4 Replies Latest reply on Feb 13, 2007 2:59 AM by Yuske KOMORI

    Memory leak caused by Connection$PingTask

    John Amos Newbie

      JBoss [Zion] 4.0.3SP1 (build: CVSTag=JBoss_4_0_3_SP1 date=200510231054)

      ClockDaemon is used by org.jboss.mg.Connection to periodically run Connection$PingTask. ClockDaemon holds a Heap that contains references to PingTask instances. Normally, the PingTask instances are removed from the ClockDaemon's Heap by ClockDaemon$RunLoop, which contains an infinite loop that runs each PingTask.

      Ocassionally, after running my web application for 20-30 hours, I start to see a memory leak that is caused by references to objects in the ClockDaemon's Heap.

      My application has a scheduler that issues a JMS event every 30 seconds, and each one instantiates a new Connection. The constructor for Connection calls startPingThread(), which runs

      clockDaemon.executePeriodically(pingPeriod, new PingTask(), true);


      This method call inserts a new ClockDaemon$TaskNode on the ClockDaemon's Heap.

      When I put my debugger on the leaking application, I see that ClockDaemon$RunLoop is hung on the following line:

      task.command.run();


      The task is a TaskNode instance with a command that is a PingTask instance. As a result, the loop is stopped, so none of the objects can be removed from the ClockDaemon's Heap.

      Drilling down into the PingTask.run() method, I see that it is hung at the following line:

      pingTaskSemaphore.acquire();


      My debugger shows that pingTaskSemaphore has zero permits, so the acquire() method will block until another thread calls pingTaskSemaphore.release(). But apparently release() is never called.

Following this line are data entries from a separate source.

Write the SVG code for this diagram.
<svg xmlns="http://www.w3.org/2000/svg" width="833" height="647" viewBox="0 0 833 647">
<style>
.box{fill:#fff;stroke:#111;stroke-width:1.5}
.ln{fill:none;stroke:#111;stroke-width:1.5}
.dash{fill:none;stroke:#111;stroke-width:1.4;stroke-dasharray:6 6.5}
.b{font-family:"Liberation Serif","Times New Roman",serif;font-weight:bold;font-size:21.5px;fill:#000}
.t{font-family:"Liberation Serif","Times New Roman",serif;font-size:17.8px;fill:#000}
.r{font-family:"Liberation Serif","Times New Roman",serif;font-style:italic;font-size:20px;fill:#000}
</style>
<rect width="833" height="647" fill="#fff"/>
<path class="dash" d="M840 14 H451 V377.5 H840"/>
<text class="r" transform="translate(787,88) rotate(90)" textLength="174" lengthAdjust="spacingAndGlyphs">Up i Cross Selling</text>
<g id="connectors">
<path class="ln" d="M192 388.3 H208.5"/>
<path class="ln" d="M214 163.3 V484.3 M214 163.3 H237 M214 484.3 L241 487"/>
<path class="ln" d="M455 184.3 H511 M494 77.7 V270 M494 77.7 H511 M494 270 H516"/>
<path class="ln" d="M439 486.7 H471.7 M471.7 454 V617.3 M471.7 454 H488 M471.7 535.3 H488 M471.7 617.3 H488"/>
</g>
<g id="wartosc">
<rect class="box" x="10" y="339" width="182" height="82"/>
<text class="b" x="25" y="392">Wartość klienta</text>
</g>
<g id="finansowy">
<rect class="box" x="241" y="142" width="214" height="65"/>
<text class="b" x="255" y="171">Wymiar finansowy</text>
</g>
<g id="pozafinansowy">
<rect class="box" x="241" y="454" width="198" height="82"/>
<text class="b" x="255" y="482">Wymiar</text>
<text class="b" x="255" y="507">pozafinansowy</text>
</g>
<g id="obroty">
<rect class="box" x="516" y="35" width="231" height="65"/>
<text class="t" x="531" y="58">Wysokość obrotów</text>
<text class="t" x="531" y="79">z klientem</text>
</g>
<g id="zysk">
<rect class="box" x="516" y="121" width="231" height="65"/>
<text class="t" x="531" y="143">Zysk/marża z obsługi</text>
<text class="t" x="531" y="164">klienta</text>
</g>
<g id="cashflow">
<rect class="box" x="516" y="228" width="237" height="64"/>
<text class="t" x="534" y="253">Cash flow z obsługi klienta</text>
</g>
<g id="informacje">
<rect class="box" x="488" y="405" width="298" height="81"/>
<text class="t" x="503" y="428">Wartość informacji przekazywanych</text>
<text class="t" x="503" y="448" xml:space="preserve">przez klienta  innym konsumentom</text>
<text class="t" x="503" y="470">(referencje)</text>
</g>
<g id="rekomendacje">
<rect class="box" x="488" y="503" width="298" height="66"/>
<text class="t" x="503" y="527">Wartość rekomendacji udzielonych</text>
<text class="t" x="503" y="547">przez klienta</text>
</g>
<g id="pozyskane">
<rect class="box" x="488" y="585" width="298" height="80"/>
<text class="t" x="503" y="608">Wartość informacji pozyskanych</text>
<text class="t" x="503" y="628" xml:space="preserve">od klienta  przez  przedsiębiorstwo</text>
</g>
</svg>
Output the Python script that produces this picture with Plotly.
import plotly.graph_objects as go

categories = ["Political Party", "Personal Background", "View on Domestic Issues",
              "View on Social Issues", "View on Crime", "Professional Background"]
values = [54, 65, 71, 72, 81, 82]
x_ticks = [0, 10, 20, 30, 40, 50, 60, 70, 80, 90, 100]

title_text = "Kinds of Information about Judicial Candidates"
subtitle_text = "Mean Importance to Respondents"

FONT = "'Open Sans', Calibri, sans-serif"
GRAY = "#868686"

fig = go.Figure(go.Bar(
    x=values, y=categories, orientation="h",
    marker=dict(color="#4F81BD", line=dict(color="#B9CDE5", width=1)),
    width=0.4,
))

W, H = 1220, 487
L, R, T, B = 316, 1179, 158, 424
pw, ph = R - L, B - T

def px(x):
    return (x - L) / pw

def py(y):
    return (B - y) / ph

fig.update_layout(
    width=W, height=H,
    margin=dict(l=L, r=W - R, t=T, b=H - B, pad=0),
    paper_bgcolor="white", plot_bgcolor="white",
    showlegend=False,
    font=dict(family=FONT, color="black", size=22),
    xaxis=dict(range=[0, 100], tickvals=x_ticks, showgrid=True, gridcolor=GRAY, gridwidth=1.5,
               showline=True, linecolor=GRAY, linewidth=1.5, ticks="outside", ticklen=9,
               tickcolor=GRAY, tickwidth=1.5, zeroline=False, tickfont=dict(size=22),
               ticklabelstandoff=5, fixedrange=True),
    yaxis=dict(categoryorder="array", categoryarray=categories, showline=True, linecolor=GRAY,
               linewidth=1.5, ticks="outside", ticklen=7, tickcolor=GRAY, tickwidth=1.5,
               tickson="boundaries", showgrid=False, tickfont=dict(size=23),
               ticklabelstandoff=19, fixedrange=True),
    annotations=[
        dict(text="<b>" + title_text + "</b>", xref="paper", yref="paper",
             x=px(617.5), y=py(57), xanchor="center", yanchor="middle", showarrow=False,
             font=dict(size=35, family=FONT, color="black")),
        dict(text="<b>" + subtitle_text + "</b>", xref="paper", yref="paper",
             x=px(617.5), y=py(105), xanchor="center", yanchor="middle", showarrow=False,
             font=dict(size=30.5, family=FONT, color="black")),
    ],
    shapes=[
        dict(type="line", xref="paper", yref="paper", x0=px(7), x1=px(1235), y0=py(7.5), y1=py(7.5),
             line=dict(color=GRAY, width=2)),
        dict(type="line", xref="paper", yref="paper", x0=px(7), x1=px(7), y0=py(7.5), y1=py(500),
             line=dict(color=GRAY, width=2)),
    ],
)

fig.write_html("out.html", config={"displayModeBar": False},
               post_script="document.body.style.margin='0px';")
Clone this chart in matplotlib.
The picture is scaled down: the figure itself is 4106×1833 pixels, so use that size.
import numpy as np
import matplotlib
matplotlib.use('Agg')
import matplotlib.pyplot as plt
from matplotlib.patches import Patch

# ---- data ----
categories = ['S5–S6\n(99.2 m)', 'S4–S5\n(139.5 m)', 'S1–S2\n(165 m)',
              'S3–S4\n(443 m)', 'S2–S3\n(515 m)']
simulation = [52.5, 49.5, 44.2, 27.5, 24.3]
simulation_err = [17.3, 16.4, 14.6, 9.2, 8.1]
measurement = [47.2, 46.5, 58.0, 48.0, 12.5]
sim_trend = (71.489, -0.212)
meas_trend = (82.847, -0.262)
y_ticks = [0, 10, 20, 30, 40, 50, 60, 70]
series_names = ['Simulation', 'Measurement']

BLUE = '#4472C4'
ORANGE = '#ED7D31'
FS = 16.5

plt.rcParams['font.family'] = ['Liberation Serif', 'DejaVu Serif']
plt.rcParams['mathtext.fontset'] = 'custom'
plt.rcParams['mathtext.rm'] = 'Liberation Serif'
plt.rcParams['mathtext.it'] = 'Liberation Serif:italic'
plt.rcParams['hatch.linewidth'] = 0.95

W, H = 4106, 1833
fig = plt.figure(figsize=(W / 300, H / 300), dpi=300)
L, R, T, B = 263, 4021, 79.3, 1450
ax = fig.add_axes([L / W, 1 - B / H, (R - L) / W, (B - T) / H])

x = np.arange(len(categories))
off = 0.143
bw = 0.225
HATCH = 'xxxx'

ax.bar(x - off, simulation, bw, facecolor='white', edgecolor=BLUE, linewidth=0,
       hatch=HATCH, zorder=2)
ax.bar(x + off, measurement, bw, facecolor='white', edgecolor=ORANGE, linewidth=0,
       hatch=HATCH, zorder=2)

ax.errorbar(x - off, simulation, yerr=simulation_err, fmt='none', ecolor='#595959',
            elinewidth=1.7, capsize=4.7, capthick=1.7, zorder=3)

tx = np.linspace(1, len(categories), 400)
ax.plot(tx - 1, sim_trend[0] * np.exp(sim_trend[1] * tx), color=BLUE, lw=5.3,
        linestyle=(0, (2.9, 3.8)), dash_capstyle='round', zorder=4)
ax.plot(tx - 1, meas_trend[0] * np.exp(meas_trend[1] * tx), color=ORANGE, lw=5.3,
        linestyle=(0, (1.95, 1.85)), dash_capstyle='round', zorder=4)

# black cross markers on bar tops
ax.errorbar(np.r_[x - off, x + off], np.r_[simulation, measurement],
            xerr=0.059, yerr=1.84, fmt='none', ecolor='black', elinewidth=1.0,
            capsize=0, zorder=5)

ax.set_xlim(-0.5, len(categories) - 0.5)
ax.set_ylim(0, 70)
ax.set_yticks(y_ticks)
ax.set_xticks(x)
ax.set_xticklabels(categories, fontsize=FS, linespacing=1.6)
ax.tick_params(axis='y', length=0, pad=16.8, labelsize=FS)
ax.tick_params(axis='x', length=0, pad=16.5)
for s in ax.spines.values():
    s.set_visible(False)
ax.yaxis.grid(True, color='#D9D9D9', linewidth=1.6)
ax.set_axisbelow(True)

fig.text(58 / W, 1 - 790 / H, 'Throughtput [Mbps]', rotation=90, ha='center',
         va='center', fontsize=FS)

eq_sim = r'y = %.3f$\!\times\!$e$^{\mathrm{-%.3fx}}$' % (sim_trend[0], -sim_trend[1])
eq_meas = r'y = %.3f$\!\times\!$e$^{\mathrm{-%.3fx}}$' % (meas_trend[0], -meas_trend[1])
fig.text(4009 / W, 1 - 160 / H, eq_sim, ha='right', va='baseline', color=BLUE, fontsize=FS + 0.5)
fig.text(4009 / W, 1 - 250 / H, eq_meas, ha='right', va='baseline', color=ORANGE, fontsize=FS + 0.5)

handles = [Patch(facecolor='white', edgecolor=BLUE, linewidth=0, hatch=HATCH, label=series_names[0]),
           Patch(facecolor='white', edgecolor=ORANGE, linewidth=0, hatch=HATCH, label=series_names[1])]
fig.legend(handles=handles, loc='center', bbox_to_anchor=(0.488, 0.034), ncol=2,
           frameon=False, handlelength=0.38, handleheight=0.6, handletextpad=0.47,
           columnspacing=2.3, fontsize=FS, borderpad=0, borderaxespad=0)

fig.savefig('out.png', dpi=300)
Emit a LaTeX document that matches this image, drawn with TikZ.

      It seems to me that this should never be allowed to happen, because a low priority ping task is effectively hijacking the ClockDaemon's loop that dereferences objects. Once the application reaches this state, the JVM ultimately fails with an OutOfMemory error.

      I don't immediately see why pingTaskSemaphore.release() is never called, except that pingTaskSemaphore.acquire() is not in the same try-finally block. The PingTask.run() method is below:

       /**
       * The ping task
       */
       class PingTask implements Runnable
       {
       /**
       * Main processing method for the PingTask object
       */
       public void run()
       {
       try
       {
       pingTaskSemaphore.acquire();
       }
       catch (InterruptedException e)
       {
       log.debug("Interrupted requesting ping semaphore");
       return;
       }
       try
       {
       if (ponged == false)
       {
       // Server did not pong use with in the timeout
       // period.. Assuming the connection is dead.
       throw new SpyJMSException("No pong received", new IOException("ping timeout."));
       }
      
       ponged = false;
       pingServer(System.currentTimeMillis());
       }
       catch (Throwable t)
       {
       asynchFailure("Unexpected ping failure", t);
       }
       finally
       {
       pingTaskSemaphore.release();
       }
       }
       }
      


      Notice that pingTaskSemaphore.release() is in a finally block, but it isn't the same try block as the pingTaskSemaphore.acquire() method call, which means that it is possible for pingTaskSemaphore.acquire() to decrement the Semaphore's permits and then throw an exception that is not InterruptedException. In that case, the finally block would never be executed because the Exception would be thrown from the first try block. However, this last paragraph is speculation. I don't really know what is happening. I also don't know why it takes 20-30 hours of operation for this problem to appear. I don't have a reproducible test case because I can't consistently reproduce this problem.